Но почему эта женщина проявляла привязанность ко мне? Почему она считала себя участницей моих страданий? В один прекрасный день, когда-то давно, ей заплатили деньги, она всунула мне в рот свои темные, торчащие, как бурдюки, груди. Лучше бы проказа напала тогда на ее груди! Теперь, когда я их вижу, меня тошнит при мысли о том, что тогда, давно, я с аппетитом сосал ее жизненные соки и ее тепло вливалось в мое тело. Она имела тогда право касаться всех частей моего тела, и потому теперь она обращается со мной особенно смело, со смелостью, свойственной безмужним женщинам. Она смотрит на меня, как на ребенка, особенно помню как-то раз, недавно, когда сажала меня на горшок. Кто знает, может быть, она со мной и… как лесбиянка, эти «названые сестры» сами себе находят женщин.

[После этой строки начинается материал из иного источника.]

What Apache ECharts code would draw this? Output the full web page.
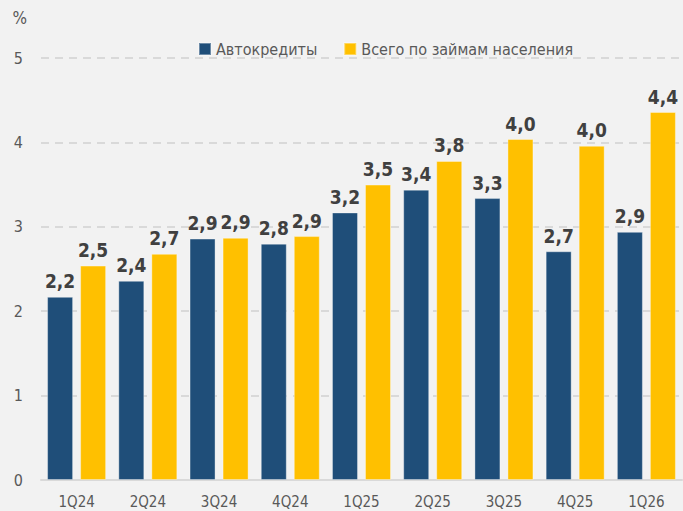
<!DOCTYPE html>
<html>
<head>
<meta charset="utf-8">
<script src="https://cdn.jsdelivr.net/npm/echarts@6/dist/echarts.min.js"></script>
<style>
  html, body { margin: 0; padding: 0; background: #f2f2f2; }
  #chart { width: 683px; height: 511px; }
</style>
</head>
<body>
<div id="chart"></div>
<script>
var quarters = ['1Q24', '2Q24', '3Q24', '4Q24', '1Q25', '2Q25', '3Q25', '4Q25', '1Q26'];
var autoLoans = [2.17, 2.36, 2.86, 2.80, 3.17, 3.44, 3.34, 2.71, 2.94];
var allLoans = [2.54, 2.68, 2.87, 2.89, 3.50, 3.78, 4.04, 3.96, 4.36];
var seriesNames = ['Автокредиты', 'Всего по займам населения'];

var font = "'Liberation Sans Narrow', 'DejaVu Sans Condensed', sans-serif";
var blue = '#1f4e79';
var yellow = '#ffc000';
var grey = '#595959';

var chart = echarts.init(document.getElementById('chart'), null, { renderer: 'svg' });

function barLabel() {
  return {
    show: true,
    position: 'top',
    distance: 6,
    color: '#404040',
    fontFamily: font,
    fontWeight: 'bold',
    fontSize: 19,
    formatter: function(p) { return p.value.toFixed(1).replace('.', ','); }
  };
}

chart.setOption({
  animation: false,
  backgroundColor: '#f2f2f2',
  textStyle: { fontFamily: font },
  legend: {
    data: seriesNames,
    top: 36,
    left: 193,
    itemWidth: 12,
    itemHeight: 12,
    itemGap: 26,
    icon: 'rect',
    textStyle: { color: grey, fontSize: 16, fontFamily: font }
  },
  grid: { left: 41, right: 1, top: 58, bottom: 31, containLabel: false },
  xAxis: {
    type: 'category',
    data: quarters,
    axisLine: { lineStyle: { color: '#d9d9d9', width: 2 } },
    axisTick: { show: false },
    axisLabel: { color: grey, fontSize: 15, margin: 14, fontFamily: font }
  },
  yAxis: {
    type: 'value',
    min: 0,
    max: 5,
    interval: 1,
    name: '%',
    nameLocation: 'end',
    nameGap: 32,
    nameTextStyle: { color: grey, fontSize: 17, align: 'right', padding: [0, 14, 0, 0], fontFamily: font },
    axisLine: { show: false },
    axisTick: { show: false },
    axisLabel: { color: grey, fontSize: 16, margin: 18, fontFamily: font },
    splitLine: { lineStyle: { color: '#d9d9d9', type: [8, 6], width: 2 } }
  },
  series: [
    {
      name: seriesNames[0],
      type: 'bar',
      data: autoLoans,
      barWidth: 26,
      barGap: '27%',
      itemStyle: { color: blue, borderColor: 'rgba(255,255,255,0.35)', borderWidth: 1 },
      label: barLabel()
    },
    {
      name: seriesNames[1],
      type: 'bar',
      data: allLoans,
      barWidth: 26,
      itemStyle: { color: yellow, borderColor: 'rgba(255,255,255,0.35)', borderWidth: 1 },
      label: barLabel()
    }
  ]
});
</script>
</body>
</html>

С какой осторожностью, с каким вниманием она теперь переворачивала меня, беспомощного, на постели, особенно когда, как она выражалась, «меняла мне пеленки». Если бы моя жена, та потаскуха, смотрела бы за мной, я никогда не подпустил бы к себе мою няню, потому что, как я сам считал, и кругозор и чувство красоты у моей жены больше, чем у кормилицы. Или же только похоть порождала во мне чувство стыда?